Task prompt: Quote the whole listing exactly. Leave the pictures out of your copy.
★ ★ ★ ★
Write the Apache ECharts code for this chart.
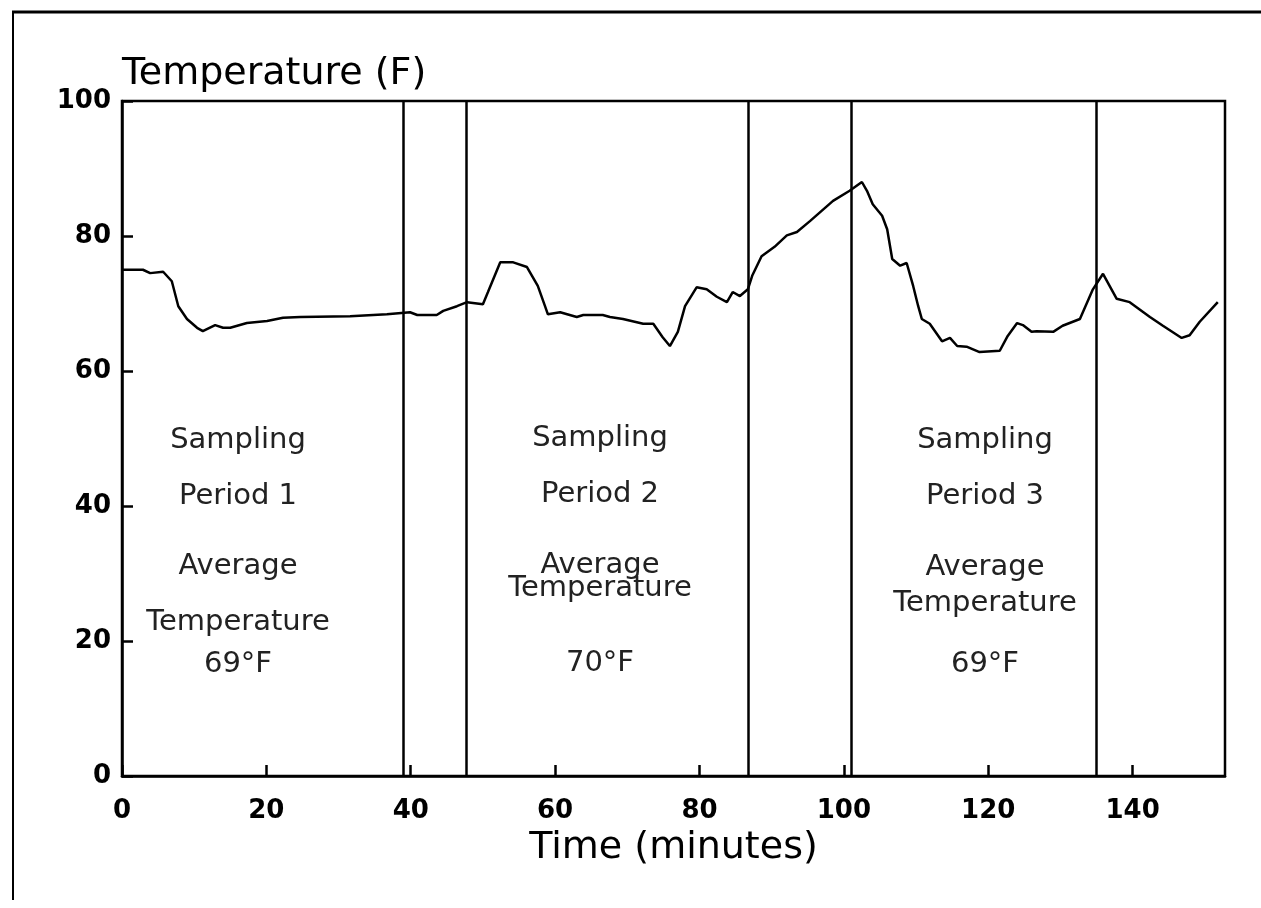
<!DOCTYPE html>
<html>
<head>
<meta charset="utf-8">
<title>Temperature</title>
<script src="https://cdn.jsdelivr.net/npm/echarts@6/dist/echarts.min.js"></script>
<style>
  html, body { margin: 0; padding: 0; background: #fff; }
  #chart { width: 1261px; height: 908px; }
</style>
</head>
<body>
<div id="chart"></div>
<script>
  // time (minutes) and temperature (F)
  const timeMin = [0, 2.9, 3.9, 5.7, 6.9, 7.8, 9.0, 10.4, 11.2, 12.9, 14.0, 15.0, 17.3, 20.1, 22.3, 24.7, 31.6, 36.7, 39.9, 40.9,
    43.6, 44.5, 46.4, 47.8, 50.0, 50.7, 52.4, 54.2, 56.1, 57.6, 58.6, 59.0, 60.7, 63.0, 63.9, 66.6, 67.6, 69.4, 72.2, 73.6,
    74.9, 75.9, 77.0, 78.0, 79.6, 81.0, 82.4, 83.8, 84.6, 85.6, 86.7, 87.3, 88.6, 90.4, 92.1, 93.5, 95.3, 98.5, 100.8, 102.5,
    103.2, 104.0, 105.3, 106.0, 106.7, 107.8, 108.7, 109.6, 110.3, 110.8, 111.9, 113.6, 114.7, 115.7, 117.0, 118.8, 121.6, 122.7, 124.0, 124.8,
    126.0, 126.7, 129.0, 130.3, 132.7, 134.5, 135.9, 137.8, 139.6, 142.4, 144.2, 146.8, 147.9, 149.3, 151.8];
  const tempF = [75, 75, 74.5, 74.7, 73.3, 69.6, 67.7, 66.4, 65.9, 66.8, 66.4, 66.4, 67.1, 67.4, 67.9, 68, 68.1, 68.4, 68.7, 68.3,
    68.3, 68.9, 69.6, 70.2, 69.9, 71.7, 76.1, 76.1, 75.4, 72.6, 69.6, 68.4, 68.7, 68, 68.3, 68.3, 68, 67.7, 67, 67,
    65, 63.7, 65.8, 69.6, 72.4, 72.1, 71, 70.2, 71.7, 71.1, 72.1, 74.1, 77, 78.4, 80.1, 80.6, 82.2, 85.2, 86.7, 88,
    86.7, 84.7, 83, 81, 76.6, 75.6, 76, 72.6, 69.6, 67.7, 67, 64.4, 64.9, 63.7, 63.6, 62.8, 63, 65.2, 67.1, 66.8,
    65.8, 65.9, 65.8, 66.7, 67.7, 72.1, 74.4, 70.7, 70.2, 68, 66.7, 64.9, 65.3, 67.3, 70.2];
  // period boundaries (minutes)
  const boundaries = [38.9, 47.7, 86.7, 101.0, 134.9];
  // annotation text per period
  const periodText = [
    ['Sampling', 'Period 1', 'Average', 'Temperature', '69°F'],
    ['Sampling', 'Period 2', 'Average', 'Temperature', '70°F'],
    ['Sampling', 'Period 3', 'Average', 'Temperature', '69°F']
  ];

  const chart = echarts.init(document.getElementById('chart'));

  const textFont = 'DejaVu Sans, sans-serif';

  // layout of annotation lines (pixels)
  const periodX = [238, 600, 985];
  const periodY = [
    [440, 496, 566, 622, 664],
    [438, 494, 565, 588, 663],
    [440, 496, 567, 603, 664]
  ];
  const graphics = [
    { type: 'line', shape: { x1: 12, y1: 12, x2: 1261, y2: 12 }, style: { stroke: '#000', lineWidth: 3 } },
    { type: 'line', shape: { x1: 13, y1: 11, x2: 13, y2: 900 }, style: { stroke: '#000', lineWidth: 2 } }
  ];
  periodText.forEach((lines, p) => {
    lines.forEach((t, i) => {
      graphics.push({
        type: 'text',
        x: periodX[p],
        y: periodY[p][i],
        style: {
          text: t,
          fill: '#222',
          font: '29px ' + textFont,
          textAlign: 'center',
          textVerticalAlign: 'middle'
        }
      });
    });
  });

  chart.setOption({
    backgroundColor: '#ffffff',
    animation: false,
    grid: {
      left: 122,
      top: 101,
      right: 36,
      bottom: 132,
      show: true,
      borderColor: '#000',
      borderWidth: 2.5
    },
    xAxis: {
      type: 'value',
      min: 0,
      max: 152.8,
      interval: 20,
      name: 'Time (minutes)',
      nameLocation: 'middle',
      nameGap: 50,
      nameTextStyle: { fontFamily: textFont, fontSize: 38, color: '#000' },
      splitLine: { show: false },
      axisLine: { lineStyle: { color: '#000', width: 2.5 } },
      axisTick: { inside: true, length: 11, lineStyle: { color: '#000', width: 2.5 } },
      axisLabel: {
        margin: 22,
        showMaxLabel: false,
        fontFamily: textFont,
        fontWeight: 'bold',
        fontSize: 26,
        color: '#000',
        formatter: v => (v % 20 === 0 ? String(v) : '')
      }
    },
    yAxis: {
      type: 'value',
      min: 0,
      max: 100,
      interval: 20,
      name: 'Temperature (F)',
      nameLocation: 'end',
      nameGap: 27,
      nameTextStyle: { fontFamily: textFont, fontSize: 38, color: '#000', align: 'left', verticalAlign: 'middle' },
      splitLine: { show: false },
      axisLine: { show: true, lineStyle: { color: '#000', width: 2.5 } },
      axisTick: { show: true, inside: true, length: 11, lineStyle: { color: '#000', width: 2.5 } },
      axisLabel: {
        margin: 11,
        fontFamily: textFont,
        fontWeight: 'bold',
        fontSize: 26,
        color: '#000'
      }
    },
    graphic: graphics,
    series: [
      {
        type: 'line',
        data: timeMin.map((t, i) => [t, tempF[i]]),
        symbol: 'none',
        lineStyle: { color: '#000', width: 2.5 },
        markLine: {
          silent: true,
          symbol: 'none',
          label: { show: false },
          lineStyle: { color: '#000', width: 2.5, type: 'solid' },
          data: boundaries.map(b => ({ xAxis: b }))
        }
      }
    ]
  });
</script>
</body>
</html>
★ ★ ★ ★
Result for this task:
Write the Apache ECharts code for this chart.
<!DOCTYPE html>
<html>
<head>
<meta charset="utf-8">
<title>Temperature</title>
<script src="https://cdn.jsdelivr.net/npm/echarts@6/dist/echarts.min.js"></script>
<style>
  html, body { margin: 0; padding: 0; background: #fff; }
  #chart { width: 1261px; height: 908px; }
</style>
</head>
<body>
<div id="chart"></div>
<script>
  // time (minutes) and temperature (F)
  const timeMin = [0, 2.9, 3.9, 5.7, 6.9, 7.8, 9.0, 10.4, 11.2, 12.9, 14.0, 15.0, 17.3, 20.1, 22.3, 24.7, 31.6, 36.7, 39.9, 40.9,
    43.6, 44.5, 46.4, 47.8, 50.0, 50.7, 52.4, 54.2, 56.1, 57.6, 58.6, 59.0, 60.7, 63.0, 63.9, 66.6, 67.6, 69.4, 72.2, 73.6,
    74.9, 75.9, 77.0, 78.0, 79.6, 81.0, 82.4, 83.8, 84.6, 85.6, 86.7, 87.3, 88.6, 90.4, 92.1, 93.5, 95.3, 98.5, 100.8, 102.5,
    103.2, 104.0, 105.3, 106.0, 106.7, 107.8, 108.7, 109.6, 110.3, 110.8, 111.9, 113.6, 114.7, 115.7, 117.0, 118.8, 121.6, 122.7, 124.0, 124.8,
    126.0, 126.7, 129.0, 130.3, 132.7, 134.5, 135.9, 137.8, 139.6, 142.4, 144.2, 146.8, 147.9, 149.3, 151.8];
  const tempF = [75, 75, 74.5, 74.7, 73.3, 69.6, 67.7, 66.4, 65.9, 66.8, 66.4, 66.4, 67.1, 67.4, 67.9, 68, 68.1, 68.4, 68.7, 68.3,
    68.3, 68.9, 69.6, 70.2, 69.9, 71.7, 76.1, 76.1, 75.4, 72.6, 69.6, 68.4, 68.7, 68, 68.3, 68.3, 68, 67.7, 67, 67,
    65, 63.7, 65.8, 69.6, 72.4, 72.1, 71, 70.2, 71.7, 71.1, 72.1, 74.1, 77, 78.4, 80.1, 80.6, 82.2, 85.2, 86.7, 88,
    86.7, 84.7, 83, 81, 76.6, 75.6, 76, 72.6, 69.6, 67.7, 67, 64.4, 64.9, 63.7, 63.6, 62.8, 63, 65.2, 67.1, 66.8,
    65.8, 65.9, 65.8, 66.7, 67.7, 72.1, 74.4, 70.7, 70.2, 68, 66.7, 64.9, 65.3, 67.3, 70.2];
  // period boundaries (minutes)
  const boundaries = [38.9, 47.7, 86.7, 101.0, 134.9];
  // annotation text per period
  const periodText = [
    ['Sampling', 'Period 1', 'Average', 'Temperature', '69°F'],
    ['Sampling', 'Period 2', 'Average', 'Temperature', '70°F'],
    ['Sampling', 'Period 3', 'Average', 'Temperature', '69°F']
  ];

  const chart = echarts.init(document.getElementById('chart'));

  const textFont = 'DejaVu Sans, sans-serif';

  // layout of annotation lines (pixels)
  const periodX = [238, 600, 985];
  const periodY = [
    [440, 496, 566, 622, 664],
    [438, 494, 565, 588, 663],
    [440, 496, 567, 603, 664]
  ];
  const graphics = [
    { type: 'line', shape: { x1: 12, y1: 12, x2: 1261, y2: 12 }, style: { stroke: '#000', lineWidth: 3 } },
    { type: 'line', shape: { x1: 13, y1: 11, x2: 13, y2: 900 }, style: { stroke: '#000', lineWidth: 2 } }
  ];
  periodText.forEach((lines, p) => {
    lines.forEach((t, i) => {
      graphics.push({
        type: 'text',
        x: periodX[p],
        y: periodY[p][i],
        style: {
          text: t,
          fill: '#222',
          font: '29px ' + textFont,
          textAlign: 'center',
          textVerticalAlign: 'middle'
        }
      });
    });
  });

  chart.setOption({
    backgroundColor: '#ffffff',
    animation: false,
    grid: {
      left: 122,
      top: 101,
      right: 36,
      bottom: 132,
      show: true,
      borderColor: '#000',
      borderWidth: 2.5
    },
    xAxis: {
      type: 'value',
      min: 0,
      max: 152.8,
      interval: 20,
      name: 'Time (minutes)',
      nameLocation: 'middle',
      nameGap: 50,
      nameTextStyle: { fontFamily: textFont, fontSize: 38, color: '#000' },
      splitLine: { show: false },
      axisLine: { lineStyle: { color: '#000', width: 2.5 } },
      axisTick: { inside: true, length: 11, lineStyle: { color: '#000', width: 2.5 } },
      axisLabel: {
        margin: 22,
        showMaxLabel: false,
        fontFamily: textFont,
        fontWeight: 'bold',
        fontSize: 26,
        color: '#000',
        formatter: v => (v % 20 === 0 ? String(v) : '')
      }
    },
    yAxis: {
      type: 'value',
      min: 0,
      max: 100,
      interval: 20,
      name: 'Temperature (F)',
      nameLocation: 'end',
      nameGap: 27,
      nameTextStyle: { fontFamily: textFont, fontSize: 38, color: '#000', align: 'left', verticalAlign: 'middle' },
      splitLine: { show: false },
      axisLine: { show: true, lineStyle: { color: '#000', width: 2.5 } },
      axisTick: { show: true, inside: true, length: 11, lineStyle: { color: '#000', width: 2.5 } },
      axisLabel: {
        margin: 11,
        fontFamily: textFont,
        fontWeight: 'bold',
        fontSize: 26,
        color: '#000'
      }
    },
    graphic: graphics,
    series: [
      {
        type: 'line',
        data: timeMin.map((t, i) => [t, tempF[i]]),
        symbol: 'none',
        lineStyle: { color: '#000', width: 2.5 },
        markLine: {
          silent: true,
          symbol: 'none',
          label: { show: false },
          lineStyle: { color: '#000', width: 2.5, type: 'solid' },
          data: boundaries.map(b => ({ xAxis: b }))
        }
      }
    ]
  });
</script>
</body>
</html>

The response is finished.